Set problem - Copy out the listing that follows, exactly, without its pictures.

Source excerpt -
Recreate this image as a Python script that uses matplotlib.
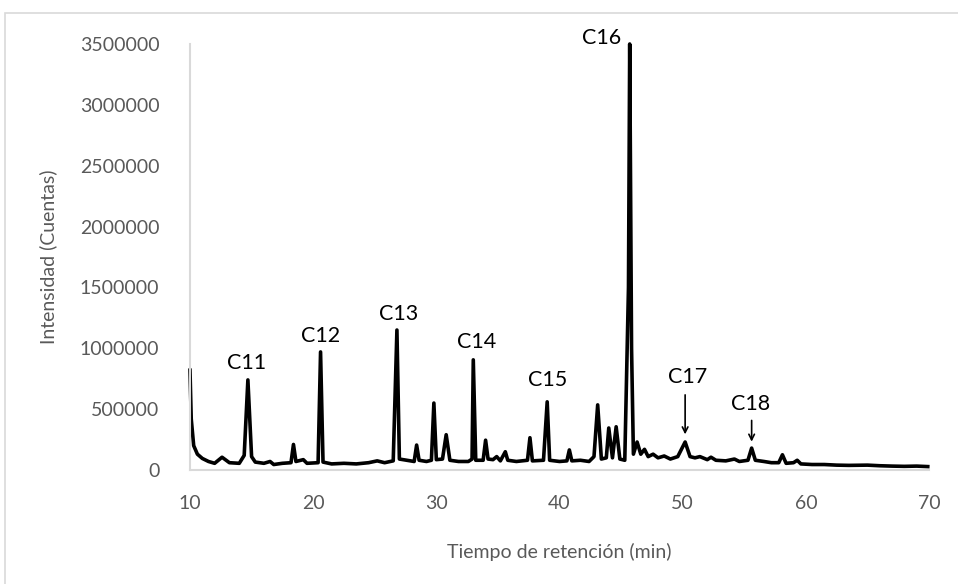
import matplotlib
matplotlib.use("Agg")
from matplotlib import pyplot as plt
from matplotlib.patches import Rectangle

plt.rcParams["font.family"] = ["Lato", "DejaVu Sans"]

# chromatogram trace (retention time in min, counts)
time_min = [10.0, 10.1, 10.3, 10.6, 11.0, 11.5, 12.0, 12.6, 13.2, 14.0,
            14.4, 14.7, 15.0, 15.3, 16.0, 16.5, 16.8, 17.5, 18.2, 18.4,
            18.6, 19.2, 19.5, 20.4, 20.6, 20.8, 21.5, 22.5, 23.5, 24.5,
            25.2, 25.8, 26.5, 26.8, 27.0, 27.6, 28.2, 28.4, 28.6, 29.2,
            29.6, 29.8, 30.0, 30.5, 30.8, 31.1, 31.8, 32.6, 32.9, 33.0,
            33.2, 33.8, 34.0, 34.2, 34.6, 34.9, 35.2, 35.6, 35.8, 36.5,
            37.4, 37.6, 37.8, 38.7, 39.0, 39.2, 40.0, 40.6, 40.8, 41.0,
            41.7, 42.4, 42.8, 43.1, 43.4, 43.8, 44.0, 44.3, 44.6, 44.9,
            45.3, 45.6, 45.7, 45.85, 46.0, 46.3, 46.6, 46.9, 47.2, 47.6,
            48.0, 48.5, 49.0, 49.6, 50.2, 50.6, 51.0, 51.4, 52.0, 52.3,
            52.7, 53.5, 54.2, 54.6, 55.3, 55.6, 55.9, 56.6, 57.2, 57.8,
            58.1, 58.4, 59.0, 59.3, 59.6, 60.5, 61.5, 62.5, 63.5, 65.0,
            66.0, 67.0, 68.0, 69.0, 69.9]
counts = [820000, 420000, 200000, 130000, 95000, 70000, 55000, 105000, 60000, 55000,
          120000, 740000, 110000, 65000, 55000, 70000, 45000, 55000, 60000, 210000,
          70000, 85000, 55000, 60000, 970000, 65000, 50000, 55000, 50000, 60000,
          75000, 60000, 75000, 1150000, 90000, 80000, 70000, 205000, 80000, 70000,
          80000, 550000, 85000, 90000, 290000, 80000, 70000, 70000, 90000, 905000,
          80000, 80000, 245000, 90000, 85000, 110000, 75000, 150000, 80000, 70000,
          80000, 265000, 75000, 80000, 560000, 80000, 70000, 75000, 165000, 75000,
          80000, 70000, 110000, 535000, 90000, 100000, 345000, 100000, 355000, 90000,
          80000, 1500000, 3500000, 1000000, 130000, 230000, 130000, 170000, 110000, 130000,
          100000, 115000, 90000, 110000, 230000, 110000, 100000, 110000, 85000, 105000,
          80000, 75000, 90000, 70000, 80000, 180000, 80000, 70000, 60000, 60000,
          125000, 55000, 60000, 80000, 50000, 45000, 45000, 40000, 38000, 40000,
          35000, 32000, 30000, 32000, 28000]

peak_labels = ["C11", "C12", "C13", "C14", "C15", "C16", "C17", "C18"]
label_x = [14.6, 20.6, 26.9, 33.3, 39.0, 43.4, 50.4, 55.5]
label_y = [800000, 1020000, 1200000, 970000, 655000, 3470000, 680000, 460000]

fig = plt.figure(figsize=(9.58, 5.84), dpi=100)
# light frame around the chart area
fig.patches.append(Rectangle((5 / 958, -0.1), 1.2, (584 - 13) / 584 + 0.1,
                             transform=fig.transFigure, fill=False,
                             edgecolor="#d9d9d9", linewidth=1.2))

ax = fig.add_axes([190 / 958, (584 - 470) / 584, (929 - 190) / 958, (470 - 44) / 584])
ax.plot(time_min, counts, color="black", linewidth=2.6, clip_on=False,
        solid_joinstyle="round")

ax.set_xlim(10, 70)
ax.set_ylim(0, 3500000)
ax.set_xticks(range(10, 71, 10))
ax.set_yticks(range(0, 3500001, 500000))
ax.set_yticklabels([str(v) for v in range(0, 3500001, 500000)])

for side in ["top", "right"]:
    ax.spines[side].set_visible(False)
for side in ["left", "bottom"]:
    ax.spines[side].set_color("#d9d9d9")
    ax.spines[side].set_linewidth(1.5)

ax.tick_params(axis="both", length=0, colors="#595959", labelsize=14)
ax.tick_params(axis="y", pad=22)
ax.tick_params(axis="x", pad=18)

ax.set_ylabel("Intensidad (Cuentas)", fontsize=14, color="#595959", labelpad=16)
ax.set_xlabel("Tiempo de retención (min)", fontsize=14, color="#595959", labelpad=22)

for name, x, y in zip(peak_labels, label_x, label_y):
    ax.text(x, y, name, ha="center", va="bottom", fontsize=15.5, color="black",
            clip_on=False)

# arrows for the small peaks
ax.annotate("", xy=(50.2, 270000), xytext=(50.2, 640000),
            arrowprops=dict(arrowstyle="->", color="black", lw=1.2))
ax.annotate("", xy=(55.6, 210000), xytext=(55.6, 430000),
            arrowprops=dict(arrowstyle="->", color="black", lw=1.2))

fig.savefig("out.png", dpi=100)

Output for this exercise -
Recreate this image as a Python script that uses matplotlib.
import matplotlib
matplotlib.use("Agg")
from matplotlib import pyplot as plt
from matplotlib.patches import Rectangle

plt.rcParams["font.family"] = ["Lato", "DejaVu Sans"]

# chromatogram trace (retention time in min, counts)
time_min = [10.0, 10.1, 10.3, 10.6, 11.0, 11.5, 12.0, 12.6, 13.2, 14.0,
            14.4, 14.7, 15.0, 15.3, 16.0, 16.5, 16.8, 17.5, 18.2, 18.4,
            18.6, 19.2, 19.5, 20.4, 20.6, 20.8, 21.5, 22.5, 23.5, 24.5,
            25.2, 25.8, 26.5, 26.8, 27.0, 27.6, 28.2, 28.4, 28.6, 29.2,
            29.6, 29.8, 30.0, 30.5, 30.8, 31.1, 31.8, 32.6, 32.9, 33.0,
            33.2, 33.8, 34.0, 34.2, 34.6, 34.9, 35.2, 35.6, 35.8, 36.5,
            37.4, 37.6, 37.8, 38.7, 39.0, 39.2, 40.0, 40.6, 40.8, 41.0,
            41.7, 42.4, 42.8, 43.1, 43.4, 43.8, 44.0, 44.3, 44.6, 44.9,
            45.3, 45.6, 45.7, 45.85, 46.0, 46.3, 46.6, 46.9, 47.2, 47.6,
            48.0, 48.5, 49.0, 49.6, 50.2, 50.6, 51.0, 51.4, 52.0, 52.3,
            52.7, 53.5, 54.2, 54.6, 55.3, 55.6, 55.9, 56.6, 57.2, 57.8,
            58.1, 58.4, 59.0, 59.3, 59.6, 60.5, 61.5, 62.5, 63.5, 65.0,
            66.0, 67.0, 68.0, 69.0, 69.9]
counts = [820000, 420000, 200000, 130000, 95000, 70000, 55000, 105000, 60000, 55000,
          120000, 740000, 110000, 65000, 55000, 70000, 45000, 55000, 60000, 210000,
          70000, 85000, 55000, 60000, 970000, 65000, 50000, 55000, 50000, 60000,
          75000, 60000, 75000, 1150000, 90000, 80000, 70000, 205000, 80000, 70000,
          80000, 550000, 85000, 90000, 290000, 80000, 70000, 70000, 90000, 905000,
          80000, 80000, 245000, 90000, 85000, 110000, 75000, 150000, 80000, 70000,
          80000, 265000, 75000, 80000, 560000, 80000, 70000, 75000, 165000, 75000,
          80000, 70000, 110000, 535000, 90000, 100000, 345000, 100000, 355000, 90000,
          80000, 1500000, 3500000, 1000000, 130000, 230000, 130000, 170000, 110000, 130000,
          100000, 115000, 90000, 110000, 230000, 110000, 100000, 110000, 85000, 105000,
          80000, 75000, 90000, 70000, 80000, 180000, 80000, 70000, 60000, 60000,
          125000, 55000, 60000, 80000, 50000, 45000, 45000, 40000, 38000, 40000,
          35000, 32000, 30000, 32000, 28000]

peak_labels = ["C11", "C12", "C13", "C14", "C15", "C16", "C17", "C18"]
label_x = [14.6, 20.6, 26.9, 33.3, 39.0, 43.4, 50.4, 55.5]
label_y = [800000, 1020000, 1200000, 970000, 655000, 3470000, 680000, 460000]

fig = plt.figure(figsize=(9.58, 5.84), dpi=100)
# light frame around the chart area
fig.patches.append(Rectangle((5 / 958, -0.1), 1.2, (584 - 13) / 584 + 0.1,
                             transform=fig.transFigure, fill=False,
                             edgecolor="#d9d9d9", linewidth=1.2))

ax = fig.add_axes([190 / 958, (584 - 470) / 584, (929 - 190) / 958, (470 - 44) / 584])
ax.plot(time_min, counts, color="black", linewidth=2.6, clip_on=False,
        solid_joinstyle="round")

ax.set_xlim(10, 70)
ax.set_ylim(0, 3500000)
ax.set_xticks(range(10, 71, 10))
ax.set_yticks(range(0, 3500001, 500000))
ax.set_yticklabels([str(v) for v in range(0, 3500001, 500000)])

for side in ["top", "right"]:
    ax.spines[side].set_visible(False)
for side in ["left", "bottom"]:
    ax.spines[side].set_color("#d9d9d9")
    ax.spines[side].set_linewidth(1.5)

ax.tick_params(axis="both", length=0, colors="#595959", labelsize=14)
ax.tick_params(axis="y", pad=22)
ax.tick_params(axis="x", pad=18)

ax.set_ylabel("Intensidad (Cuentas)", fontsize=14, color="#595959", labelpad=16)
ax.set_xlabel("Tiempo de retención (min)", fontsize=14, color="#595959", labelpad=22)

for name, x, y in zip(peak_labels, label_x, label_y):
    ax.text(x, y, name, ha="center", va="bottom", fontsize=15.5, color="black",
            clip_on=False)

# arrows for the small peaks
ax.annotate("", xy=(50.2, 270000), xytext=(50.2, 640000),
            arrowprops=dict(arrowstyle="->", color="black", lw=1.2))
ax.annotate("", xy=(55.6, 210000), xytext=(55.6, 430000),
            arrowprops=dict(arrowstyle="->", color="black", lw=1.2))

fig.savefig("out.png", dpi=100)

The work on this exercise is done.